The Employment Tribunal had, in assessing proportionality, taken into account three specific factors. Only one matters for present purposes: the Tribunal had taken into account the fact that sabbatarianism was not, in its view, a “core component of the Christian faith”. A lot of Christians work on Sundays.

Christians might take the objection that judging what religion requires by what adherents actually do is a misguided exercise. We are all sinners. The Court focused on a rather different issue: whether the number of people affected was relevant to justification.

Maurice Kay LJ decided that that the Tribunal had erred in its approach to justification. It should not have been asking how many Christians were affected. It should have been looking at the extent of the impact on sabbatarians, i.e. those who shared Ms Mba’s particular belief. Once one was satisfied that others were affected adversely (so as to jump hurdle 3), the number of those affected was not something that was relevant to the assessment of proportionality. He specifically did not place reliance on either Article 9 or Eweida which he considered to be a case that was “entirely fact sensitive”.

Elias and Vos LJ took a different approach – one that depended upon the impact of Article 9. Patrick Elias (whom I adore with a near religious fervour) tackles the unresolved Eweida question head on. He says the “group disadvantage” requirement (ie, hurdle 3) cannot be read down. Reconciling the domestic legislation with the Eweida decision will in practice, therefore, either take a differently minded Court of Appeal, the Supreme Court or legislation. Article 9 could be used, however, to determine how the proportionality question should be answered. The effect of Eweida was that:

It does not matter whether the claimant is disadvantaged along with others or not, and it cannot weaken her case with respect to justification that her beliefs are not more widely shared or do not constitute a core belief of any particular religion.

Both Elias and Kay LJJ took the view that the smaller the group that shared a claimant’s belief the easier it should be to accommodate it. If number of adherents was a relevant issue, therefore, it had the opposite effect to that which the respondent might have supposed.

With all three judges deciding that the Tribunal had erred in law, did Mrs Mba win? Nope. It was decided that since there was in practice no way of accommodating Mrs Mba’s beliefs, the outcome would have been no different even if the Tribunal had adopted he correct analysis.

6 thoughts on “Mba, Article 9 and the test of Indirect Discrimination

  1. So if Ms Mba was the only Christian who believed that one should not work on a Sunday Elias LJ would have found that, despite Eweida, she had failed to show indirect discrimination because there was no group disadvantage? I find that hard to swallow. Its obiter in this case, however, as it was accepted that the issue was proportionate means of achieving a legitimate aim. Presumably the courts can have another go at this if a unique belief ever crops up.

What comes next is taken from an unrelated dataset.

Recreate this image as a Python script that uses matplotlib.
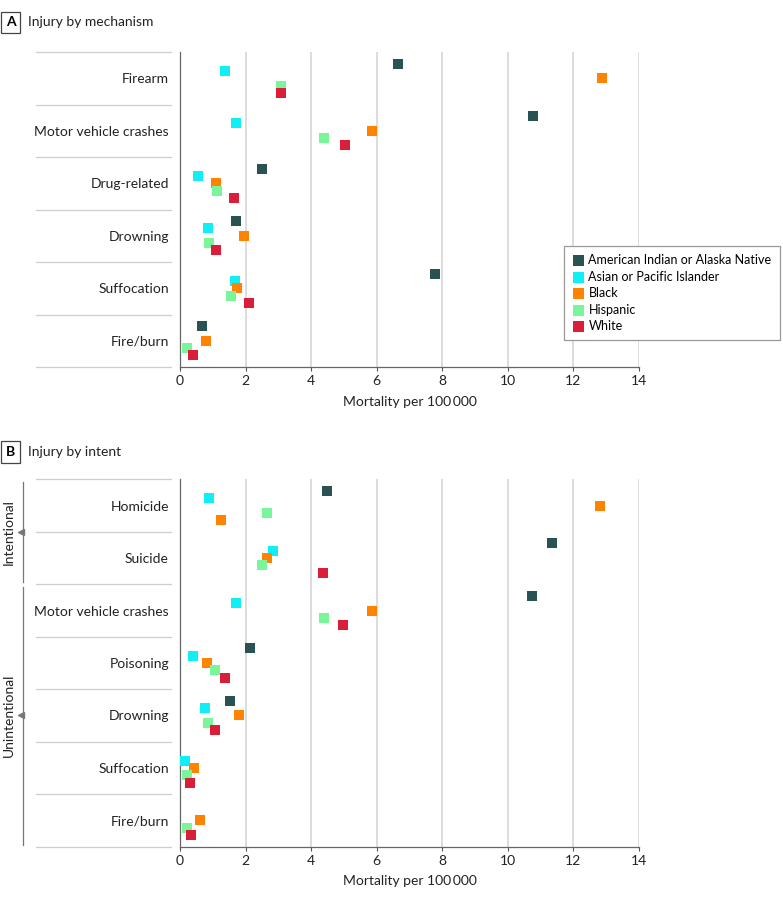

    I think the best judgement is from Maurice Kay LJ who made the point that one has to consider the impact of the PCP not on Christians as a whole, but on those who share the (by no means unique) belief of Mba that one should not work on a Sunday. We need to look at the specific belief of the claimant and the affected group, not just their broad religious affiliation.

    • You are surely right that the group disadvantage point is obiter – although I don’t fancy trying to persuade an ET or the EAT to the contrary.

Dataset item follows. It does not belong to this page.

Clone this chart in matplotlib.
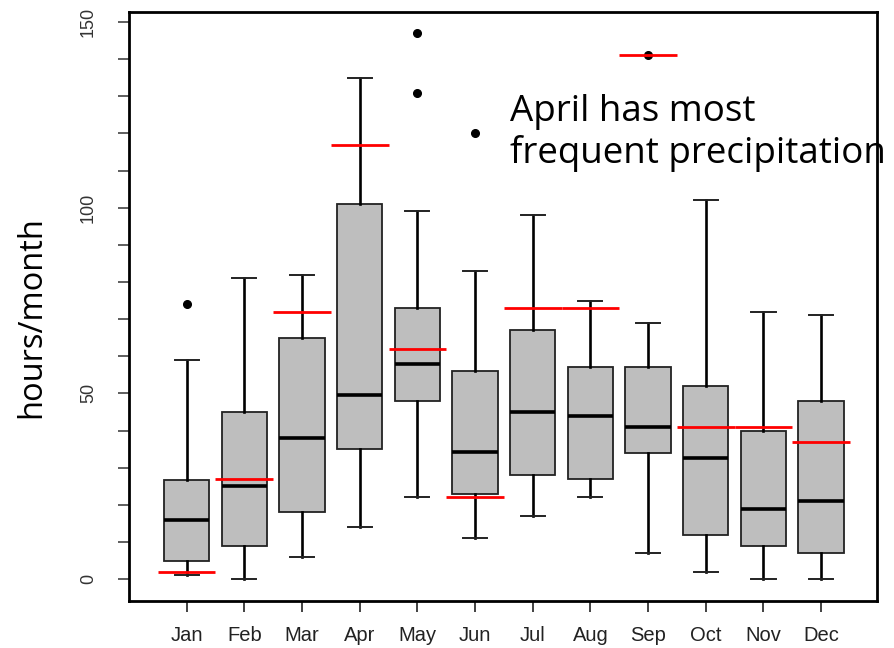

      Maurice Kay still requires group disadvantage – it’s just that it is defined by reference to belief and not religion (Para 17).

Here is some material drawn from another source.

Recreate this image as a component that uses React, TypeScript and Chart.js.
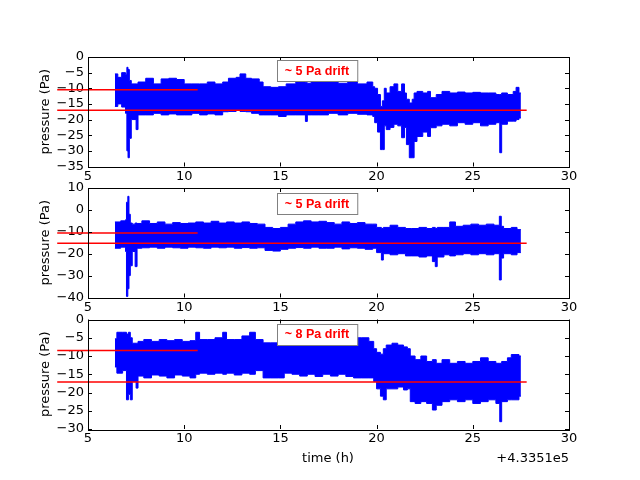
import { useEffect, useRef } from "react";
import { Chart, registerables, Plugin } from "chart.js";

Chart.register(...registerables);

// time in hours (offset +4.3351e5), pressure envelopes in Pa
const topTime = [6.4, 6.55, 6.75, 6.95, 7.02, 7.08, 7.15, 7.25, 7.5, 7.6, 8.0, 8.4, 8.8, 9.2, 9.6, 10.0, 10.4, 10.8, 11.2, 11.6, 12.0, 12.3, 12.7, 12.9, 13.2, 13.5, 13.9, 14.1, 14.5, 14.9, 15.3, 15.8, 16.3, 16.4, 16.6, 17.0, 17.5, 18.0, 18.5, 19.0, 19.5, 19.8, 19.9, 20.05, 20.2, 20.3, 20.4, 20.5, 20.7, 20.9, 21.1, 21.3, 21.45, 21.55, 21.7, 21.85, 21.95, 22.1, 22.4, 22.65, 22.8, 23.1, 23.4, 23.8, 24.2, 24.6, 25.0, 25.4, 25.8, 26.2, 26.4, 26.5, 26.8, 27.1, 27.25, 27.4, 27.5];
const topHigh = [-5.4, -6.5, -5.0, -5.5, -3.3, -4.0, -7.5, -8.6, -8.6, -8.0, -6.8, -8.6, -7.0, -6.8, -7.2, -8.6, -8.6, -8.6, -8.0, -8.6, -8.0, -6.8, -6.5, -5.4, -6.8, -7.0, -8.0, -9.5, -9.7, -9.5, -8.6, -8.0, -8.2, -8.4, -8.0, -7.5, -8.0, -8.4, -8.0, -8.6, -8.0, -9.5, -10.0, -12.0, -15.8, -14.0, -10.0, -11.5, -9.5, -8.6, -11.0, -8.6, -11.5, -13.5, -14.7, -13.5, -11.5, -11.0, -11.5, -11.0, -13.0, -12.0, -11.0, -11.5, -11.2, -11.5, -11.3, -11.5, -11.5, -12.0, -12.0, -11.5, -12.0, -11.0, -9.7, -11.5, -11.5];
const topLow = [-15.8, -15.0, -16.0, -18.0, -30.0, -32.2, -26.0, -20.0, -23.2, -18.5, -18.5, -18.0, -18.5, -18.2, -18.5, -18.5, -18.0, -18.5, -18.2, -18.5, -17.5, -17.4, -17.0, -17.4, -17.5, -18.0, -18.5, -18.5, -18.5, -19.0, -18.5, -18.5, -20.6, -18.5, -18.5, -18.5, -18.0, -18.5, -18.0, -18.3, -18.5, -19.0, -21.0, -24.0, -29.6, -29.6, -22.0, -23.2, -22.5, -21.5, -22.0, -25.8, -22.5, -28.0, -32.2, -32.2, -27.0, -25.4, -24.0, -25.4, -22.6, -22.0, -21.5, -22.0, -21.0, -21.5, -21.0, -22.0, -21.5, -21.0, -30.6, -21.5, -20.5, -20.5, -20.0, -19.5, -19.5];

const midTime = [6.4, 6.7, 6.95, 7.0, 7.07, 7.13, 7.2, 7.3, 7.45, 7.55, 7.8, 8.2, 8.6, 9.0, 9.4, 9.8, 10.2, 10.6, 11.0, 11.4, 11.8, 12.2, 12.6, 13.0, 13.4, 13.8, 14.2, 14.6, 15.0, 15.4, 15.8, 16.2, 16.6, 17.0, 17.4, 17.8, 18.2, 18.6, 19.0, 19.4, 19.8, 20.0, 20.25, 20.35, 20.7, 21.1, 21.5, 21.8, 22.2, 22.6, 22.9, 23.05, 23.15, 23.5, 23.8, 24.1, 24.5, 24.9, 25.3, 25.7, 26.1, 26.38, 26.48, 26.6, 27.0, 27.3, 27.5];
const midHigh = [-5.5, -5.0, -4.5, 3.5, 6.2, -2.0, -6.0, -6.5, -6.0, -6.2, -5.0, -6.2, -5.5, -6.5, -5.8, -6.2, -6.0, -5.5, -6.0, -5.2, -6.0, -5.5, -6.0, -5.5, -6.2, -6.5, -8.0, -8.5, -8.0, -6.5, -5.5, -5.0, -5.5, -5.2, -5.8, -6.5, -5.5, -6.2, -5.8, -6.5, -6.5, -8.0, -8.5, -8.0, -7.0, -8.0, -8.5, -8.5, -8.0, -8.5, -8.0, -8.5, -8.0, -8.0, -5.5, -7.5, -7.0, -6.5, -7.0, -6.5, -7.0, -2.9, -7.5, -8.5, -8.0, -9.0, -9.0];
const midLow = [-17.5, -17.0, -19.0, -39.5, -36.0, -30.0, -25.5, -19.0, -25.9, -17.5, -17.3, -17.0, -17.5, -17.0, -17.3, -17.5, -17.0, -17.3, -17.5, -17.0, -17.3, -17.0, -17.5, -17.2, -17.5, -17.3, -18.5, -18.8, -18.0, -17.5, -17.2, -17.5, -17.0, -17.5, -17.5, -17.0, -17.8, -17.3, -17.5, -18.0, -17.5, -19.5, -22.9, -20.0, -20.5, -20.0, -21.0, -21.0, -21.5, -21.0, -23.6, -25.9, -21.5, -20.5, -21.0, -20.5, -20.0, -20.5, -20.0, -20.5, -20.0, -32.0, -22.0, -20.0, -20.5, -19.5, -19.5];

const lowTime = [6.4, 6.5, 6.8, 7.0, 7.1, 7.2, 7.3, 7.5, 7.6, 7.9, 8.3, 8.7, 9.1, 9.5, 9.9, 10.3, 10.6, 10.8, 11.2, 11.6, 12.0, 12.2, 12.6, 13.0, 13.4, 13.7, 14.1, 14.5, 14.9, 15.2, 15.6, 16.0, 16.4, 16.8, 17.2, 17.6, 18.0, 18.4, 18.8, 19.2, 19.6, 19.85, 20.0, 20.2, 20.35, 20.5, 20.8, 21.1, 21.4, 21.6, 21.75, 22.0, 22.3, 22.6, 22.9, 23.1, 23.4, 23.8, 24.2, 24.6, 25.0, 25.4, 25.8, 26.2, 26.4, 26.5, 26.8, 27.0, 27.4, 27.5];
const lowHigh = [-5.3, -3.5, -3.5, -4.0, -3.5, -5.0, -6.5, -6.5, -6.0, -5.5, -6.0, -5.5, -5.8, -5.5, -6.0, -5.8, -3.5, -5.5, -5.5, -5.0, -3.5, -5.5, -5.5, -4.5, -3.5, -5.5, -6.4, -6.4, -6.0, -5.5, -5.5, -5.0, -5.5, -5.0, -5.5, -5.5, -5.0, -5.5, -5.0, -5.0, -6.0, -8.0, -9.0, -9.5, -8.0, -7.0, -6.5, -7.0, -7.5, -8.0, -10.0, -11.0, -10.0, -11.5, -11.0, -12.0, -11.0, -12.0, -11.5, -12.0, -11.5, -10.5, -11.5, -12.0, -12.0, -11.5, -10.5, -9.6, -10.0, -10.0];
const lowLow = [-13.0, -14.7, -14.0, -22.0, -20.5, -22.0, -17.0, -18.8, -15.5, -16.0, -15.2, -15.5, -16.0, -15.2, -15.5, -16.0, -15.0, -14.7, -15.0, -14.7, -15.0, -14.7, -15.2, -14.7, -15.0, -14.0, -16.0, -16.0, -16.0, -14.7, -15.0, -15.5, -15.0, -15.6, -15.0, -15.5, -15.0, -15.6, -16.0, -16.0, -16.0, -17.0, -19.0, -21.0, -22.0, -19.0, -19.0, -18.5, -19.3, -19.0, -22.5, -23.0, -22.5, -23.0, -24.8, -23.5, -22.5, -22.0, -22.5, -22.0, -23.0, -22.5, -22.0, -23.0, -28.0, -22.5, -22.0, -22.0, -21.0, -21.0];

// red reference levels: short one to ~10.7 h, long one to ~27.8 h
const lineStart = 3.4;
const shortEnd = 10.7;
const longEnd = 27.8;
const topLevels = [-10.5, -17.0];
const midLevels = [-10.5, -15.2];
const lowLevels = [-8.5, -17.1];

const notes = ["~ 5 Pa drift", "~ 5 Pa drift", "~ 8 Pa drift"];
const noteTime = 16.9;
const noteLevels = [-4.4, 2.8, -4.1];

const tickFont = { family: "DejaVu Sans", size: 13 };

const framePlugin: Plugin = {
  id: "frame",
  afterDraw(chart) {
    const { ctx, chartArea: a, scales } = chart;
    ctx.save();
    ctx.strokeStyle = "#000";
    ctx.lineWidth = 1;
    ctx.beginPath();
    for (const t of scales.x.ticks) {
      const px = Math.round(scales.x.getPixelForValue(t.value)) + 0.5;
      ctx.moveTo(px, a.bottom);
      ctx.lineTo(px, a.bottom - 4);
      ctx.moveTo(px, a.top);
      ctx.lineTo(px, a.top + 4);
    }
    for (const t of scales.y.ticks) {
      const py = Math.round(scales.y.getPixelForValue(t.value)) + 0.5;
      ctx.moveTo(a.left, py);
      ctx.lineTo(a.left + 4, py);
      ctx.moveTo(a.right, py);
      ctx.lineTo(a.right - 4, py);
    }
    ctx.stroke();
    ctx.strokeRect(Math.round(a.left) + 0.5, Math.round(a.top) + 0.5, Math.round(a.right - a.left), Math.round(a.bottom - a.top));
    ctx.restore();
  },
};

type Props = {
  time: number[];
  high: number[];
  low: number[];
  levels: number[];
  yMin: number;
  yMax: number;
  yStep: number;
  note: string;
  noteLevel: number;
  plotTop: number;
};

const Panel = ({ time, high, low, levels, yMin, yMax, yStep, note, noteLevel, plotTop }: Props) => {
  const chartRef = useRef<Chart | null>(null);
  const chartCanvas = useRef<HTMLCanvasElement | null>(null);

  useEffect(() => {
    if (chartRef.current) {
      chartRef.current.destroy();
    }
    const plotBottom = plotTop + 109.5;

    const notePlugin: Plugin = {
      id: "note",
      afterDraw(chart) {
        const { ctx, scales } = chart;
        const cx = scales.x.getPixelForValue(noteTime);
        const cy = scales.y.getPixelForValue(noteLevel);
        ctx.save();
        ctx.font = "bold 12.5px 'Liberation Sans'";
        const w = ctx.measureText(note).width + 16;
        const h = 21;
        const bx = Math.round(cx - w / 2) + 0.5;
        const by = Math.round(cy - h / 2) + 0.5;
        ctx.fillStyle = "#fff";
        ctx.fillRect(bx, by, w, h);
        ctx.strokeStyle = "#808080";
        ctx.lineWidth = 1;
        ctx.strokeRect(bx, by, w, h);
        ctx.fillStyle = "#ff0000";
        ctx.textAlign = "center";
        ctx.textBaseline = "middle";
        ctx.fillText(note, cx, cy + 0.5);
        ctx.restore();
      },
    };

    const context = chartCanvas.current?.getContext("2d");
    if (context) {
      chartRef.current = new Chart(context, {
        type: "line",
        data: {
          datasets: [
            {
              data: [
                { x: lineStart, y: levels[0] },
                { x: shortEnd, y: levels[0] },
              ],
              borderColor: "#ff0000",
              borderWidth: 1.5,
              pointRadius: 0,
              clip: false,
            },
            {
              data: [
                { x: lineStart, y: levels[1] },
                { x: longEnd, y: levels[1] },
              ],
              borderColor: "#ff0000",
              borderWidth: 1.5,
              pointRadius: 0,
              clip: false,
            },
            {
              data: time.map((t, i) => ({ x: t, y: low[i] })),
              borderColor: "#0000ff",
              borderWidth: 1,
              pointRadius: 0,
              stepped: true,
              fill: false,
            },
            {
              data: time.map((t, i) => ({ x: t, y: high[i] })),
              borderColor: "#0000ff",
              backgroundColor: "#0000ff",
              borderWidth: 1,
              pointRadius: 0,
              stepped: true,
              fill: "-1",
            },
          ],
        },
        options: {
          animation: false,
          responsive: false,
          events: [],
          layout: { padding: { top: plotTop, right: 71, left: 0, bottom: 0 } },
          plugins: {
            legend: { display: false },
            tooltip: { enabled: false },
          },
          scales: {
            x: {
              type: "linear",
              min: 5,
              max: 30,
              ticks: { stepSize: 5, color: "#000", font: tickFont, padding: 2, maxRotation: 0, autoSkip: false },
              grid: { display: false, drawTicks: false },
              border: { display: false },
              afterFit: (s: any) => {
                s.height = 480 - plotBottom;
              },
            },
            y: {
              type: "linear",
              min: yMin,
              max: yMax,
              ticks: {
                stepSize: yStep,
                autoSkip: false,
                color: "#000",
                font: tickFont,
                padding: 4,
                callback: (v: any) => String(v).replace("-", "\u2212"),
              },
              grid: { display: false, drawTicks: false },
              border: { display: false },
              title: {
                display: true,
                text: "pressure (Pa)",
                color: "#000",
                font: tickFont,
                padding: { top: 38, bottom: 0 },
              },
              afterFit: (s: any) => {
                s.width = 88;
              },
            },
          },
        },
        plugins: [framePlugin, notePlugin],
      });
    }

    return () => {
      if (chartRef.current) {
        chartRef.current.destroy();
        chartRef.current = null;
      }
    };
  }, [time, high, low, levels, yMin, yMax, yStep, note, noteLevel, plotTop]);

  return (
    <canvas
      ref={chartCanvas}
      width={640}
      height={480}
      style={{ position: "absolute", left: 0, top: 0, width: 640, height: 480 }}
    ></canvas>
  );
};

const App = () => {
  const textStyle = {
    position: "absolute" as const,
    top: 450,
    fontFamily: "DejaVu Sans",
    fontSize: 13,
    lineHeight: "15px",
    color: "#000",
    whiteSpace: "nowrap" as const,
  };
  return (
    <div style={{ position: "absolute", left: 0, top: 0, width: 640, height: 480, background: "#fff" }}>
      <Panel time={topTime} high={topHigh} low={topLow} levels={topLevels} yMin={-35} yMax={0} yStep={5} note={notes[0]} noteLevel={noteLevels[0]} plotTop={57} />
      <Panel time={midTime} high={midHigh} low={midLow} levels={midLevels} yMin={-40} yMax={10} yStep={10} note={notes[1]} noteLevel={noteLevels[1]} plotTop={188} />
      <Panel time={lowTime} high={lowHigh} low={lowLow} levels={lowLevels} yMin={-30} yMax={0} yStep={5} note={notes[2]} noteLevel={noteLevels[2]} plotTop={319.5} />
      <div style={{ ...textStyle, left: 328, transform: "translateX(-50%)" }}>time (h)</div>
      <div style={{ ...textStyle, right: 71 }}>+4.3351e5</div>
    </div>
  );
};

export default App;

      • Yes I think he’s wrong about that. I never liked the group disadvantage point even before Eweida. I don’t see how a disadvantage that ‘would’ cause a substantial disadvantage to those sharing the belief needs evidence of a group of people who actually share it to require justification. After Eweida I really don’t see how the point can be sustained. The Courts seem willing to write whole paragraphs into the law and delete others in order to comply with Human Rights or EU requirements. I don’t see what would be so hard about adopting an interpretation that can easily fit with the words as written.

        I take your point about whether an ET or the EAT would be prepared to take that step given what the Court of Appeal has now said though. And I doubt its something that is likely to crop up any time soon.

  2. There is a really abstruse point about Section 19 that I fear is too geeky even for this site. 19(1)(d) deals with personal disadvantage. It now seems to be satisfied where a PCP “would” put “B” at the relevant disadvantage. In other words it seems to cover a situation where the PCP is being “applied” but is yet to result in a disadvantage. So far as I can tell, this conditional formulation is new in 2010 and it is unclear to me whether it was intentional or not.

  3. I’ve always thought the law took a wrong turn when concentrating on group disadvantage. Step 3 uses the phrase ‘puts, or would put’. That conditional wording, to my mind (and absent all the cases!) allows a claimant to align themselves with a hypothetical group and show group disadvantage even where no other person in fact shares the particualr belief in question.

    Karon Monaghan QC tried this line of argument in the Court of Appeal in Eweida, but it was dealt with pretty peremptorily (see para 16 and 17). Maybe the ECtHR’s approach to Article 9 opens the way for it to be re-run?

    • I am with Darren who nails it. Whatever the degree of unease with religious claims, it is questionable whether other new interpretive filters/glosses should be ‘read-in’. The ECtHR were fairly clear in Eweida & Ors that group disadvantage (advocated by Sedley LJ et al in the Court of Appeal)is not the test to be applied in relation to A9 (para.82). If domestic legislation is incompatible with such a reading then so be it, but as the able Mr Newman illustrates this is plainly not the case. Have I missed the problem here?